> [Set exercise]: The material below holds pictures; leave them out and reproduce exactly the lines from the one with "Rebuild this chart" through the one with "let dgSem = [29.5, 4.9, 29.8]", inclusive.

-- begin Available data --

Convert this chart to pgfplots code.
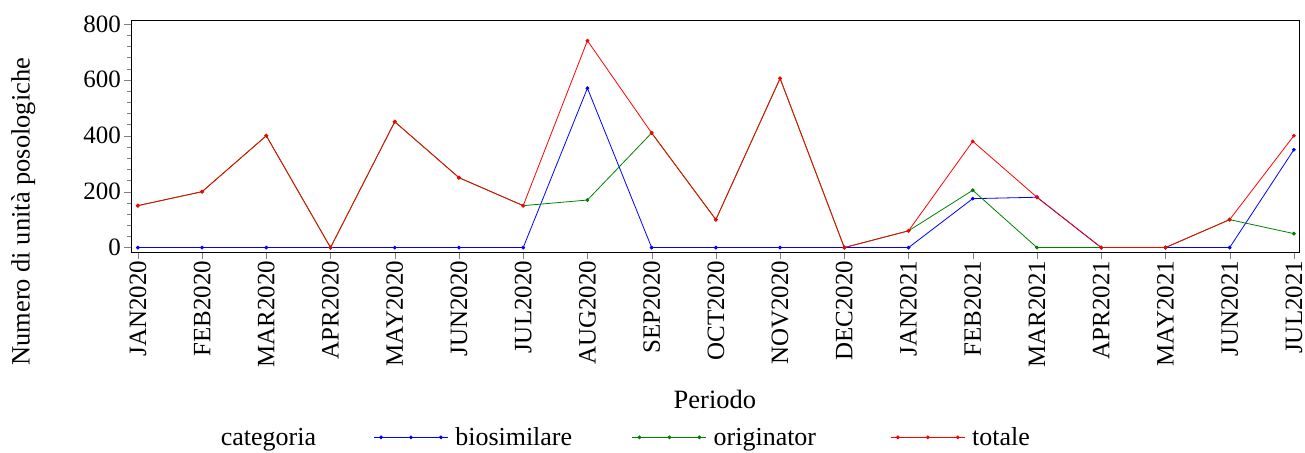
\documentclass[border=0pt]{standalone}
\usepackage{pgfplots}
\pgfplotsset{compat=1.18}
\usepackage{fontspec}
\setmainfont{Liberation Serif}
\definecolor{cblue}{RGB}{0,0,255}
\definecolor{cgreen}{RGB}{0,128,0}
\definecolor{cred}{RGB}{255,0,0}
\begin{document}
\begin{tikzpicture}[font=\fontsize{26}{30}\selectfont]
\begin{axis}[
 scale only axis, width=1170pt, height=233pt,
 xmin=-0.11, xmax=18.08, ymin=-18, ymax=814,
 xtick={0,...,18},
 xticklabels={JAN2020,FEB2020,MAR2020,APR2020,MAY2020,JUN2020,JUL2020,AUG2020,SEP2020,OCT2020,NOV2020,DEC2020,JAN2021,FEB2021,MAR2021,APR2021,MAY2021,JUN2021,JUL2021},
 x tick label style={rotate=90, anchor=east, inner sep=1.5pt},
 ytick={0,200,...,800}, minor y tick num=4,
 tick align=outside, xtick pos=bottom, ytick pos=left,
 major tick length=6.5pt, minor tick length=3.5pt,
 /pgf/number format/assume math mode=true,
 tick label style={font=\fontsize{25}{29}\selectfont},
 label style={font=\fontsize{26.5}{30}\selectfont},
 ylabel={Numero di unità posologiche},
 ylabel style={at={(rel axis cs:-0.092,0.176)}, anchor=center},
 xlabel={Periodo},
 xlabel style={at={(rel axis cs:0.5,-0.63)}, anchor=center},
 legend columns=4,
 legend style={at={(rel axis cs:0.0684,-0.794)}, anchor=west, draw=none, fill=none,
   font=\fontsize{26}{30}\selectfont, nodes={inner xsep=7pt},
   /tikz/every even column/.append style={column sep=0pt}},
 legend image code/.code={\draw[#1,mark=none] (0pt,0pt) -- (74pt,0pt);
   \draw[#1,only marks] plot coordinates {(7pt,0pt) (37pt,0pt) (67pt,0pt)};},
 every axis plot/.append style={line width=0.8pt, mark=*, mark size=1.5pt},
]
\addlegendimage{empty legend}
\addlegendentry{\makebox[146pt][l]{categoria}}
\addplot[cblue, mark options={fill=cblue}] coordinates {
(0,0) (1,0) (2,0) (3,0) (4,0) (5,0) (6,0) (7,570) (8,0) (9,0) (10,0) (11,0) (12,0) (13,175) (14,180) (15,0) (16,0) (17,0) (18,350)};
\addlegendentry{\makebox[170pt][l]{biosimilare}}
\addplot[cgreen, mark options={fill=cgreen}] coordinates {
(0,150) (1,200) (2,400) (3,0) (4,450) (5,250) (6,150) (7,170) (8,410) (9,100) (10,605) (11,0) (12,60) (13,205) (14,0) (15,0) (16,0) (17,100) (18,50)};
\addlegendentry{\makebox[170pt][l]{originator}}
\addplot[cred, mark options={fill=cred}] coordinates {
(0,150) (1,200) (2,400) (3,0) (4,450) (5,250) (6,150) (7,740) (8,410) (9,100) (10,605) (11,0) (12,60) (13,380) (14,180) (15,0) (16,0) (17,100) (18,400)};
\addlegendentry{totale}
\end{axis}
\pgfresetboundingbox
\path (current axis.south west) ++(-131pt,-200pt) rectangle ++(1307pt,453pt);
\end{tikzpicture}
\end{document}
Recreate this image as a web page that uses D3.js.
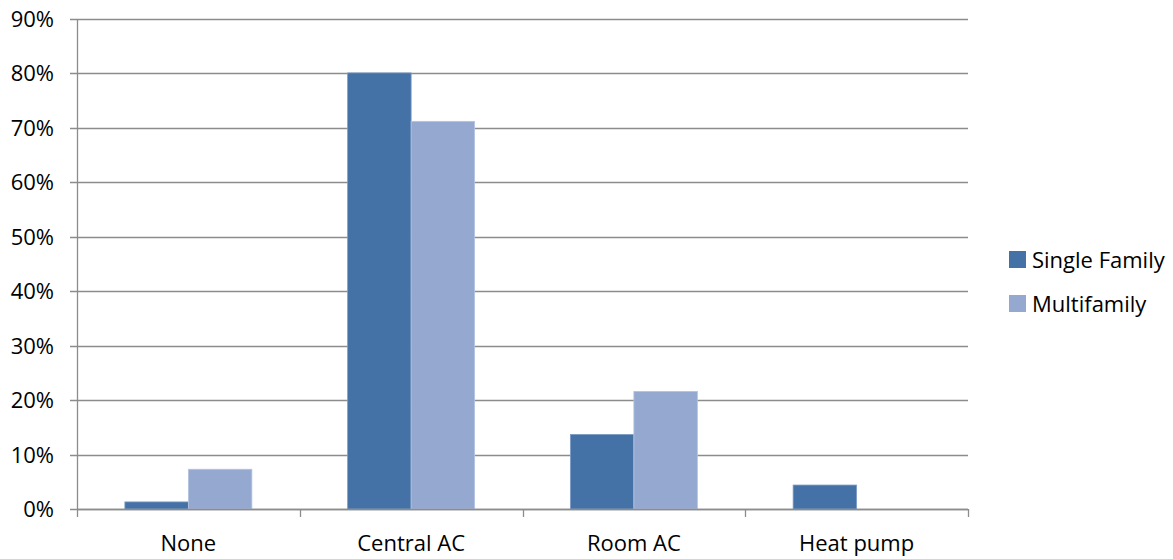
<!DOCTYPE html>
<html><head><meta charset="utf-8">
<script src="https://cdn.jsdelivr.net/npm/d3@7"></script>
<style>body{margin:0;background:#fff}svg{display:block}text{font-family:"Open Sans",sans-serif;fill:#000}</style>
</head><body><svg id="c" width="1173" height="559"></svg>
<script>
const categories = ["None","Central AC","Room AC","Heat pump"];
const seriesNames = ["Single Family","Multifamily"];
const singleFamily = [1.3, 80.1, 13.7, 4.4];
const multifamily = [7.3, 71.2, 21.6, 0];
const yTicks = [0,10,20,30,40,50,60,70,80,90];
const colors = ["#4472A7","#95A9D0"];

(function(){
const svg = d3.select("#c");
const pL = 77, pR = 968, pT = 19, pB = 509;
const fs = 22;
const x = d3.scaleBand().domain(categories).range([pL,pR]).paddingInner(0).paddingOuter(0);
const x1 = d3.scaleBand().domain(seriesNames).range([0,x.bandwidth()]).paddingOuter(0.754).paddingInner(0);
const y = d3.scaleLinear().domain([0,90]).range([pB,pT]);

svg.append("g").selectAll("line").data(yTicks).join("line")
  .attr("x1",pL-7).attr("x2",pR).attr("y1",d=>Math.round(y(d))+0.5).attr("y2",d=>Math.round(y(d))+0.5)
  .attr("stroke","#8c8c8c").attr("stroke-width",1.3);

const data = categories.map((c,i)=>({c, vals:[singleFamily[i], multifamily[i]]}));
const g = svg.append("g").selectAll("g").data(data).join("g").attr("transform",d=>`translate(${x(d.c)},0)`);
g.selectAll("rect").data(d=>d.vals.map((v,j)=>({v,s:seriesNames[j],j})).filter(d=>d.v>0)).join("rect")
  .attr("x",d=>x1(d.s)).attr("width",x1.bandwidth())
  .attr("y",d=>y(d.v)).attr("height",d=>pB-y(d.v))
  .attr("fill",d=>colors[d.j]).attr("stroke",d=>d.j===0?"#7d9cc4":"#b3c3e0").attr("stroke-width",0.8);

svg.append("line").attr("x1",pL+0.5).attr("x2",pL+0.5).attr("y1",pT).attr("y2",pB+1).attr("stroke","#8c8c8c").attr("stroke-width",1.3);
svg.append("line").attr("x1",pL).attr("x2",pR).attr("y1",pB+0.5).attr("y2",pB+0.5).attr("stroke","#8c8c8c").attr("stroke-width",1.3);
const bounds = categories.map(c=>x(c)).concat([pR]);
svg.append("g").selectAll("line").data(bounds).join("line")
  .attr("x1",d=>Math.round(d)+0.5).attr("x2",d=>Math.round(d)+0.5).attr("y1",pB).attr("y2",pB+8)
  .attr("stroke","#8c8c8c").attr("stroke-width",1.3);

svg.append("g").selectAll("text").data(yTicks).join("text")
  .attr("x",54).attr("y",d=>y(d)+8).attr("text-anchor","end").attr("font-size",fs)
  .text(d=>d+"%");
svg.append("g").selectAll("text").data(categories).join("text")
  .attr("x",d=>x(d)+x.bandwidth()/2).attr("y",551).attr("text-anchor","middle").attr("font-size",fs)
  .text(d=>d);

const lg = svg.append("g").selectAll("g").data(seriesNames).join("g")
  .attr("transform",(d,i)=>`translate(1009,${251+i*44})`);
lg.append("rect").attr("width",17).attr("height",17).attr("fill",(d,i)=>colors[i]);
lg.append("text").attr("x",23).attr("y",17).attr("font-size",fs).text(d=>d);
})();
</script></body></html>
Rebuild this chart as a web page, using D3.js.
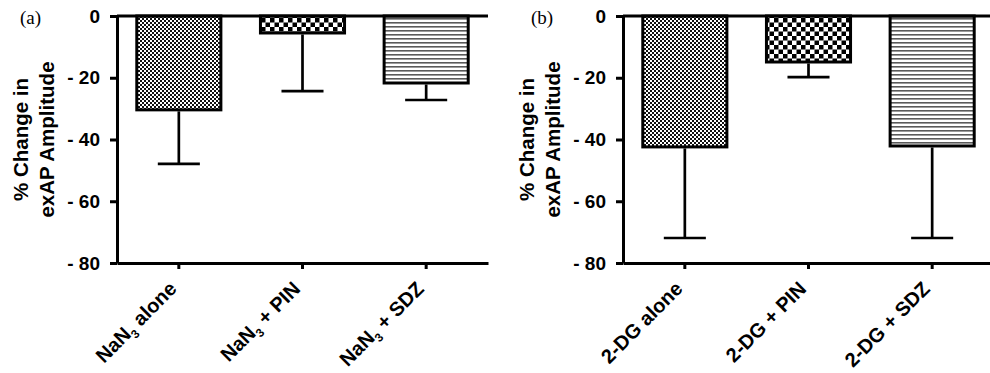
<!DOCTYPE html>
<html>
<head>
<meta charset="utf-8">
<script src="https://cdn.jsdelivr.net/npm/d3@7"></script>
<style>
  body { margin: 0; background: #fff; }
  svg { display: block; }
</style>
</head>
<body>
<div id="chart_div"></div>
<script>
// values (% change in exAP amplitude, mean and SEM)
let yTicks = [0, -20, -40, -60, -80]

let nanLabels = ["alone", "+ PIN", "+ SDZ"]
let nanMeans = [-30.4, -5.5, -21.7]
let nanSem = [17.5, 18.8, 5.5]

let dgLabels = ["2-DG alone", "2-DG + PIN", "2-DG + SDZ"]
let dgMeans = [-42.4, -14.9, -42.1]
let dgSem = [29.5, 4.9, 29.8]

let fills = ["url(#fineCheck)", "url(#bigCheck)", "url(#hLines)"]

let width = 990
let height = 373
let top_y = 16
let bottom_y = 263

window.onload = function () {

  let svg = d3.select("#chart_div")
    .append("svg")
    .attr("width", width)
    .attr("height", height)

  makePatterns(svg)

  drawPanel(svg, {
    left: 117, right: 488, tag: "(a)", tagX: 20,
    means: nanMeans, sem: nanSem, labels: nanLabels, sub: true
  })

  drawPanel(svg, {
    left: 623, right: 994, tag: "(b)", tagX: 531,
    means: dgMeans, sem: dgSem, labels: dgLabels, sub: false
  })
}

function makePatterns(svg) {
  let defs = svg.append("defs")

  // fine dither checkerboard
  let p1 = defs.append("pattern")
    .attr("id", "fineCheck")
    .attr("patternUnits", "userSpaceOnUse")
    .attr("width", 4).attr("height", 4)
  p1.append("rect").attr("width", 4).attr("height", 4).attr("fill", "#fff")
  p1.append("rect").attr("width", 2).attr("height", 2).attr("fill", "#111")
  p1.append("rect").attr("x", 2).attr("y", 2).attr("width", 2).attr("height", 2).attr("fill", "#111")

  // coarse checkerboard
  let p2 = defs.append("pattern")
    .attr("id", "bigCheck")
    .attr("patternUnits", "userSpaceOnUse")
    .attr("width", 9).attr("height", 9)
    .attr("y", top_y + 2)
  p2.append("rect").attr("width", 9).attr("height", 9).attr("fill", "#fff")
  p2.append("rect").attr("width", 4.5).attr("height", 4.5).attr("fill", "#000")
  p2.append("rect").attr("x", 4.5).attr("y", 4.5).attr("width", 4.5).attr("height", 4.5).attr("fill", "#000")

  // horizontal lines
  let p3 = defs.append("pattern")
    .attr("id", "hLines")
    .attr("patternUnits", "userSpaceOnUse")
    .attr("width", 8).attr("height", 4)
  p3.append("rect").attr("width", 8).attr("height", 4).attr("fill", "#fff")
  p3.append("rect").attr("y", 2).attr("width", 8).attr("height", 1.6).attr("fill", "#5a5a5a")
}

function drawPanel(svg, o) {

  let y = d3.scaleLinear()
    .domain([0, -80])
    .range([top_y, bottom_y])

  let x = d3.scaleBand()
    .domain(d3.range(o.means.length))
    .range([o.left, o.right])
    .paddingInner(0.32)
    .paddingOuter(0.16)

  let g = svg.append("g")

  // y axis
  let yAxis = g.append("g")
    .attr("transform", "translate(" + o.left + ",0)")
    .call(d3.axisLeft(y)
      .tickValues(yTicks)
      .tickSize(7)
      .tickSizeOuter(0)
      .tickPadding(10)
      .tickFormat(d => d == 0 ? "0" : "- " + Math.abs(d)))
  yAxis.select(".domain").attr("stroke", "#000").attr("stroke-width", 3)
  yAxis.selectAll(".tick line").attr("stroke", "#000").attr("stroke-width", 3)
  yAxis.selectAll(".tick text")
    .attr("fill", "#000")
    .style("font-family", "'Liberation Sans', Arial, sans-serif")
    .style("font-weight", "bold")
    .style("font-size", "19px")

  // bottom axis with category ticks
  let xAxis = g.append("g")
    .attr("transform", "translate(0," + y(-80) + ")")
    .call(d3.axisBottom(x).tickSize(6).tickSizeOuter(0).tickFormat(""))
  xAxis.select(".domain").attr("stroke", "#000").attr("stroke-width", 3)
  xAxis.selectAll(".tick line").attr("stroke", "#000").attr("stroke-width", 3)

  // bars
  g.selectAll(".bar")
    .data(o.means)
    .join("rect")
    .attr("class", "bar")
    .attr("x", (d, i) => x(i))
    .attr("y", y(0))
    .attr("width", x.bandwidth())
    .attr("height", d => y(d) - y(0))
    .attr("fill", (d, i) => fills[i])
    .attr("stroke", "#000")
    .attr("stroke-width", 3)

  // error bars (downward only)
  let cap = x.bandwidth() / 2
  g.selectAll(".err")
    .data(o.means)
    .join("line")
    .attr("class", "err")
    .attr("x1", (d, i) => x(i) + x.bandwidth() / 2)
    .attr("x2", (d, i) => x(i) + x.bandwidth() / 2)
    .attr("y1", d => y(d) + 1.5)
    .attr("y2", (d, i) => y(d - o.sem[i]))
    .attr("stroke", "#000")
    .attr("stroke-width", 2.7)
  g.selectAll(".cap")
    .data(o.means)
    .join("line")
    .attr("class", "cap")
    .attr("x1", (d, i) => x(i) + x.bandwidth() / 2 - cap / 2)
    .attr("x2", (d, i) => x(i) + x.bandwidth() / 2 + cap / 2)
    .attr("y1", (d, i) => y(d - o.sem[i]))
    .attr("y2", (d, i) => y(d - o.sem[i]))
    .attr("stroke", "#000")
    .attr("stroke-width", 2.7)

  // zero line across the top
  g.append("line")
    .attr("x1", o.left)
    .attr("x2", o.right)
    .attr("y1", y(0))
    .attr("y2", y(0))
    .attr("stroke", "#000")
    .attr("stroke-width", 3)

  // rotated category labels
  let lab = g.selectAll(".xlab")
    .data(o.labels)
    .join("text")
    .attr("class", "xlab")
    .attr("transform", (d, i) => "translate(" + (x(i) + x.bandwidth() / 2 - 1) + "," + (bottom_y + 27) + ") rotate(-45)")
    .attr("text-anchor", "end")
    .style("font-family", "'Liberation Sans', Arial, sans-serif")
    .style("font-weight", "bold")
    .style("font-size", "20px")

  if (o.sub) {
    lab.each(function (d) {
      let t = d3.select(this)
      t.append("tspan").text("NaN")
      t.append("tspan").text("3").attr("font-size", "12px").attr("dy", 5)
      t.append("tspan").text(" " + d).attr("dy", -5)
    })
  } else {
    lab.text(d => d)
  }

  // y title
  let title = g.append("g")
    .style("font-family", "'Liberation Sans', Arial, sans-serif")
    .style("font-weight", "bold")
    .style("font-size", "20.5px")
    .attr("text-anchor", "middle")
  title.append("text")
    .attr("transform", "translate(" + (o.left - 89) + "," + (top_y + bottom_y) / 2 + ") rotate(-90)")
    .text("% Change in")
  title.append("text")
    .attr("transform", "translate(" + (o.left - 63) + "," + (top_y + bottom_y) / 2 + ") rotate(-90)")
    .text("exAP Amplitude")

  // panel tag
  g.append("text")
    .attr("x", o.tagX)
    .attr("y", 24)
    .style("font-family", "'Liberation Serif', 'Times New Roman', serif")
    .style("font-size", "19px")
    .text(o.tag)
}
</script>
</body>
</html>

-- end Available data --

> [Complete output]:
Rebuild this chart as a web page, using D3.js.
<!DOCTYPE html>
<html>
<head>
<meta charset="utf-8">
<script src="https://cdn.jsdelivr.net/npm/d3@7"></script>
<style>
  body { margin: 0; background: #fff; }
  svg { display: block; }
</style>
</head>
<body>
<div id="chart_div"></div>
<script>
// values (% change in exAP amplitude, mean and SEM)
let yTicks = [0, -20, -40, -60, -80]

let nanLabels = ["alone", "+ PIN", "+ SDZ"]
let nanMeans = [-30.4, -5.5, -21.7]
let nanSem = [17.5, 18.8, 5.5]

let dgLabels = ["2-DG alone", "2-DG + PIN", "2-DG + SDZ"]
let dgMeans = [-42.4, -14.9, -42.1]
let dgSem = [29.5, 4.9, 29.8]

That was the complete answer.